We’ve caught Moore’s act before, and it ended badly. Candidate Moore wears his religious faith on his sleeve. In a state populated with like-minded conservative Christians, an impartial observer might see Moore as a shoo-in for just about any office he sought. That’s not the case, however. Moore has turned faith from a personal matter into a mission to use the apparatus of government to foist his own religious views onto the public.
In his unusual twist on the nation’s founding, Moore doesn’t see a nation built on the freedom to worship (or not worship at all) in a manner of a citizen’s choosing. Instead, Moore saw in his role as chief justice a requirement to “acknowledge God.” Got that? Placing a 5,000-pound monument to the Ten Commands in the state’s top judicial building wasn’t an option. It was necessary, meaning under his logic all Alabama chief justices before him and all after him have fallen down on the job.
In 2003, a federal court ruled that Chief Justice Moore had overstepped his authority by installing the Ten Commandments monument. It ordered it be removed. Moore’s defiance of that order called to mind actions by other Alabama demagogues. It also eventually got him booted from his post as chief justice by the Alabama Court of the Judiciary.

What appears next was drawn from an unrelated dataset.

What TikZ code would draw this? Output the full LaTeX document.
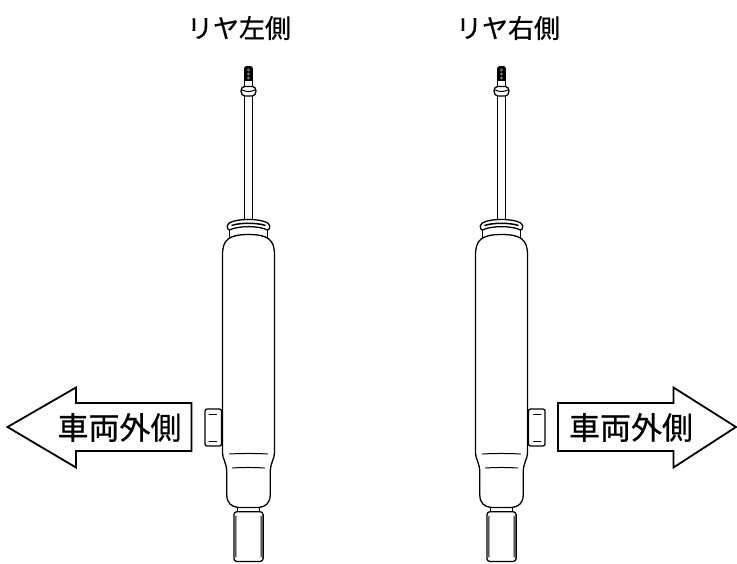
\documentclass[tikz,border=0pt]{standalone}
\usepackage{fontspec}
\newfontfamily\cjk{Noto Sans CJK JP}
\newfontfamily\cjkheavy[FakeBold=0.6]{Noto Sans CJK JP}
\tikzset{
  outline/.style={draw=black,line width=1.3pt,line join=round,fill=white},
  thin line/.style={draw=black,line width=1pt,line cap=round},
  title/.style={font=\cjkheavy\fontsize{26}{26}\selectfont,text=black,inner sep=0pt},
  side label/.style={font=\cjkheavy\fontsize{31}{31}\selectfont,text=black,inner sep=0pt},
  pics/shock/.style={code={
    % bracket
    \draw[thin line] (-26,411.5) -- (-28,411.5) (-26,441) -- (-28,441);
    \draw[outline,rounded corners=2pt] (-43.5,409) -- (-27,409) -- (-27,446) -- (-43.5,446) -- cycle;
    \draw[thin line] (-39.5,414) -- (-32,414) (-39.5,441.5) -- (-32,441.5);
    % thread
    \fill[black,rounded corners=2.5pt] (-4.4,66) rectangle (4.4,84);
    \fill[white] (-3.4,81) rectangle (3.4,87);
    \draw[black,line width=1pt] (-4.3,80) -- (-4.3,87) (4.3,80) -- (4.3,87);
    \foreach \yy in {70,74,78}{\fill[black!55] (0,\yy) circle (1.6);}
    % rod
    \draw[outline] (-4,94) -- (-4,220) -- (4,220) -- (4,94);
    % collar
    \draw[outline] (-4,86.5) .. controls (-6,87) and (-7.5,88) .. (-7.5,91) .. controls (-7.5,94) and (-6,95.5) .. (-4,96) -- (4,96) .. controls (6,95.5) and (7.5,94) .. (7.5,91) .. controls (7.5,88) and (6,87) .. (4,86.5) -- cycle;
    \draw[thin line] (-6,90) .. controls (-3,92) and (3,92) .. (6,90);
    % neck
    \draw[outline] (-18.7,228) -- (-18.7,240) -- (18.7,240) -- (18.7,228);
    % flange
    \draw[outline] (-21.3,226) .. controls (-21,222) and (-12,219.5) .. (0,219.5) .. controls (12,219.5) and (21,222) .. (21.3,226) .. controls (21.3,229) and (20,230) .. (19,230) .. controls (10,225.5) and (-10,225.5) .. (-19,230) .. controls (-20,230) and (-21.3,229) .. (-21.3,226) -- cycle;
    \draw[black,line width=1.5pt] (-17,225.5) .. controls (-8,222.5) and (8,222.5) .. (17,225.5);
    % neck below the body and sleeve
    \draw[outline] (-11,507) -- (-11,512) -- (11,512) -- (11,507);
    \draw[outline,rounded corners=3pt] (-14.6,511.7) -- (14.6,511.7) -- (14.6,561.5) -- (-14.6,561.5) -- cycle;
    \draw[thin line] (-12.7,557) -- (-12.5,516) (12.7,557) -- (12.5,516);
    % body
    \draw[outline] (-26,255) .. controls (-26,240) and (-20,234.5) .. (0,234.5) .. controls (20,234.5) and (26,240) .. (26,255)
      -- (26,453) .. controls (26,459) and (22,462) .. (21.7,472) -- (21.7,495) .. controls (21.7,503) and (17,507) .. (10,507.5)
      -- (-10,507.5) .. controls (-17,507) and (-21.7,503) .. (-21.7,495) -- (-21.7,472) .. controls (-22,462) and (-26,459) .. (-26,453) -- cycle;
    \draw[thin line] (-19,454) .. controls (-8,453.3) and (8,453.3) .. (19,454);
    \draw[thin line] (-16,468) .. controls (-6,467.3) and (6,467.3) .. (16,468);
  }}
}
\begin{document}
\begin{tikzpicture}[x=1pt,y=-1pt]
\useasboundingbox (0,0) rectangle (737,563);
\fill[white] (0,0) rectangle (737,563);
\pic at (248.5,0) {shock};
\pic[xscale=-1] at (501.5,0) {shock};
\draw[line width=1.8pt,line join=miter,fill=white] (7.5,427) -- (76,387.5) -- (76,403) -- (191.5,403) -- (191.5,451) -- (76,451) -- (76,467.5) -- cycle;
\draw[line width=1.8pt,line join=miter,fill=white] (736,427) -- (673.5,387.5) -- (673.5,403) -- (558,403) -- (558,451) -- (673.5,451) -- (673.5,467.5) -- cycle;
\node[title] (left title) at (239,28) {リヤ左側};
\node[title] (right title) at (508,28) {リヤ右側};
\node[side label] (left side) at (119.5,427.5) {車両外側};
\node[side label] (right side) at (631,427.5) {車両外側};
\end{tikzpicture}
\end{document}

Once again, bad publicity fell upon this state. Once again, a nation scorned Alabama for electing a rogue. Once again, a sideshow distracted us from real progress.
Having run unsuccessfully for governor in 2006 and president in 2008, Moore is back before voters, hoping this time to regain his old job.
Perhaps he’s betting that voters will forget the shame he brought on this state nine years ago. We shouldn’t.
Moore’s opponent is Bob Vance, a Jefferson County circuit court judge. Vance comes with stellar credentials and a solid resume of achievement. Vance’s name might be familiar to some in Alabama; he is the son of Robert Smith Vance, a Birmingham federal judge killed by a terrorist’s mail bomb in 1989.
Vance brings impressive credentials to the table, yet the most important factor in this race is that there’s nothing in his background indicating he will subject the state to the sort of arrogant grandstanding we’ve seen from Moore. That alone is enough to persuade this page to recommend Bob Vance to become chief justice of the Alabama Supreme Court.